Why does the government want to change citizenship rules?
The changes to citizenship rules are part of a wider government project to facilitate and encourage migration to Germany.
Germany faces a yawning skills gap and worker shortages across almost every sector, which has been dampening the country's economic growth. As masses of employees from the baby boomer generation retire, it is also trying to support an aging population with pensions and healthcare.
The traffic-light coalition sees migrant workers as the key to solving both of these issues. In addition, the government believes that the granting of citizenship opens the way to more comprehensive participation and involvement in German society, which is beneficial both to people who naturalise and to society as a whole.
What are the next steps?
When new drafts laws are produced, they usually circulate among government departments and ministers for feedback and amendments.
If changes are required, a new version of the draft is written up, which is then put to the cabinet for approval.
Once the law is passed by cabinet, it will head to the Bundestag to be voted on by parliamentarians. In some cases, laws are also subject to approval by the upper house - the Bundesrat - which is comprised of the governments of the federal states.
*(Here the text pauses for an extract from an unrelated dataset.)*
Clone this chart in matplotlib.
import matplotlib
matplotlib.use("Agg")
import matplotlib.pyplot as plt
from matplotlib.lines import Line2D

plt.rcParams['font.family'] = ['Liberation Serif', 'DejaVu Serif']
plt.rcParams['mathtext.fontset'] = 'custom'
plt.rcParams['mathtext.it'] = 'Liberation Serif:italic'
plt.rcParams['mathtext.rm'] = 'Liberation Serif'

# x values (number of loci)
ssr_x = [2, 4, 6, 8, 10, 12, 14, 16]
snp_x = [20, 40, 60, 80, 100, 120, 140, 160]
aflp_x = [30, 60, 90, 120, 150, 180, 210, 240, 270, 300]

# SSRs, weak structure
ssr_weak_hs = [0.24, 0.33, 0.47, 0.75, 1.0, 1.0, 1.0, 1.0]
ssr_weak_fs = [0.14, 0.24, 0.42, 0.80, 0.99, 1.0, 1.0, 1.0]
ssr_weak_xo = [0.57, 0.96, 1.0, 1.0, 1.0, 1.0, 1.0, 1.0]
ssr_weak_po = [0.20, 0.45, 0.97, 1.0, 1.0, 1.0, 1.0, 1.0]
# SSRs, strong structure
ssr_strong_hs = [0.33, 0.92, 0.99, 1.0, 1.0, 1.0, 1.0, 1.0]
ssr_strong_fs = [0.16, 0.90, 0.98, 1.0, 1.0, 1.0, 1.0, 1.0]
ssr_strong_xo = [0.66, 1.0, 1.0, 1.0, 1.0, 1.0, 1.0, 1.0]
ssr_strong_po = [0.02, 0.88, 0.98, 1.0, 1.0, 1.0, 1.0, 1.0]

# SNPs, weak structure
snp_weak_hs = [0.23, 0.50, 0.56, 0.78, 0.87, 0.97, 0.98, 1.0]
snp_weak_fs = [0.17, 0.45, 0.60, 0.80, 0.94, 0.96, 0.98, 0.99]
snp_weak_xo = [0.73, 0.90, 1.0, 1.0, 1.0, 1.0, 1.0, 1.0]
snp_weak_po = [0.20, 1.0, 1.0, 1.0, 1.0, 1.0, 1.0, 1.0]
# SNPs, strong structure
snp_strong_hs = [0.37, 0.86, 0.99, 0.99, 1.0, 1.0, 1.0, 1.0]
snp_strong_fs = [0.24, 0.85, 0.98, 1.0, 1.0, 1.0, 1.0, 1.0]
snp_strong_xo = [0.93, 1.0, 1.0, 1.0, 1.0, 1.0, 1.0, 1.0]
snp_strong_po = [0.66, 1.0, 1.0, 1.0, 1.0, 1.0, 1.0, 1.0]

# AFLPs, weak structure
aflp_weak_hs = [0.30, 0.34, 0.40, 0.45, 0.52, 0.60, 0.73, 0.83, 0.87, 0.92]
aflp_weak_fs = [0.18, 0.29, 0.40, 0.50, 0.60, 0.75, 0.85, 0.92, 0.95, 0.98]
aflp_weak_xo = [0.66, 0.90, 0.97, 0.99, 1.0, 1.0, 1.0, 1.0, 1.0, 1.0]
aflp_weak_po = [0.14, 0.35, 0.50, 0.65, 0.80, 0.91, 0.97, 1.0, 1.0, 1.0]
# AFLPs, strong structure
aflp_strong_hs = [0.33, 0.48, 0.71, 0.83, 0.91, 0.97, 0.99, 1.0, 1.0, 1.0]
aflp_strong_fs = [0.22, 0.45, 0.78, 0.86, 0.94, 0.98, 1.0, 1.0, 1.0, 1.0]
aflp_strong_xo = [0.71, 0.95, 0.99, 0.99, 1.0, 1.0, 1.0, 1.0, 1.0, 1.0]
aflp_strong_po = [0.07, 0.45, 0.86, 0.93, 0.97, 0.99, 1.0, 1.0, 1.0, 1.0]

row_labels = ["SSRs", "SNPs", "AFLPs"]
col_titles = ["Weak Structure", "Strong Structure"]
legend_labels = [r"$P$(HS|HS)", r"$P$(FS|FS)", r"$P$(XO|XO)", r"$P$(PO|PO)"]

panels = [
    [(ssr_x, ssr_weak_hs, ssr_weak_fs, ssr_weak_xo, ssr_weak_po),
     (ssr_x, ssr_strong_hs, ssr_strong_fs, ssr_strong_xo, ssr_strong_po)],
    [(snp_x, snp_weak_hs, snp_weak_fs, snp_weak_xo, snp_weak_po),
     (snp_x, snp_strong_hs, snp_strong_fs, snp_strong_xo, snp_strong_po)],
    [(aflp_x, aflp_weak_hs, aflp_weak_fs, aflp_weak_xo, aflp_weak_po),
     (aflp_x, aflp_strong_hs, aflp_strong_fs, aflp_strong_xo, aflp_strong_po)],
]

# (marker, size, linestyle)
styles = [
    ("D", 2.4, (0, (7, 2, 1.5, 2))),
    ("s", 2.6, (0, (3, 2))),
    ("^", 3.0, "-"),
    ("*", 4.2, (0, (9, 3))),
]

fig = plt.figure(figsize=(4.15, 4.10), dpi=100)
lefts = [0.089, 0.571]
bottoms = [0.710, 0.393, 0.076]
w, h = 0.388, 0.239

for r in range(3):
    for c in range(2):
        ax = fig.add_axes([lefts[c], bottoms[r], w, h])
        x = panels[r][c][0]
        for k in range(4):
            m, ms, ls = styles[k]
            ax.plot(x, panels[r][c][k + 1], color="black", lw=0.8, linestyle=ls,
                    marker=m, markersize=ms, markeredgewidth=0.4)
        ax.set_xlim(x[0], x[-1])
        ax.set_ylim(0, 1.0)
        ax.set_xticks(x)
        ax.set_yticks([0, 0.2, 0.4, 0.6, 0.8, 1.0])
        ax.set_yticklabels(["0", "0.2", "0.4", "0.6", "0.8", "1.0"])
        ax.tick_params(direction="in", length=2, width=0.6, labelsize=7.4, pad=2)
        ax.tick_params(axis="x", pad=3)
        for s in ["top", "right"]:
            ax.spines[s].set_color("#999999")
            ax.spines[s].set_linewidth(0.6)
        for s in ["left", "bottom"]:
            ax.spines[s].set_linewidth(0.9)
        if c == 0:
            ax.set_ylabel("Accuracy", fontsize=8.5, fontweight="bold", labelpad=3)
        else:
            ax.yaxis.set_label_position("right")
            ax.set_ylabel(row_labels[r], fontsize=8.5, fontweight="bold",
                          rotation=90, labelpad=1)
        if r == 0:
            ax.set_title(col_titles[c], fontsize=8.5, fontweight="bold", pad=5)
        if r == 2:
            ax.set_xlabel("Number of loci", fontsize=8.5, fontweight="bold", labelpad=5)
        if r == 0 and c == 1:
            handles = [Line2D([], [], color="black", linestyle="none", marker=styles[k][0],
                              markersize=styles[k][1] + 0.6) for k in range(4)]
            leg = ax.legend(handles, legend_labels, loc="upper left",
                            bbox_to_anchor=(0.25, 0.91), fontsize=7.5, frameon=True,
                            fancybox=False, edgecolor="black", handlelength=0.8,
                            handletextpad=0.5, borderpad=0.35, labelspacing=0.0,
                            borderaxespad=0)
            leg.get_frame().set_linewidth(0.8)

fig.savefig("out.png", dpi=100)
However, there's some disagreement on whether this law will need to be put to a vote in the Bundesrat, as ministers have tried to draft it in such a way that it has little impact on the administration and finances of the federal states.
If it does end up in the Bundesrat, there is likely to be pushback from the CDU/CSU parties, who have been fiercely critical of the plans. If this happens, the government may need to compromise to ensure the bill passes.
If it doesn't need to go to the Bundesrat, it is likely to pass in the Bundestag and enter into law by early summer.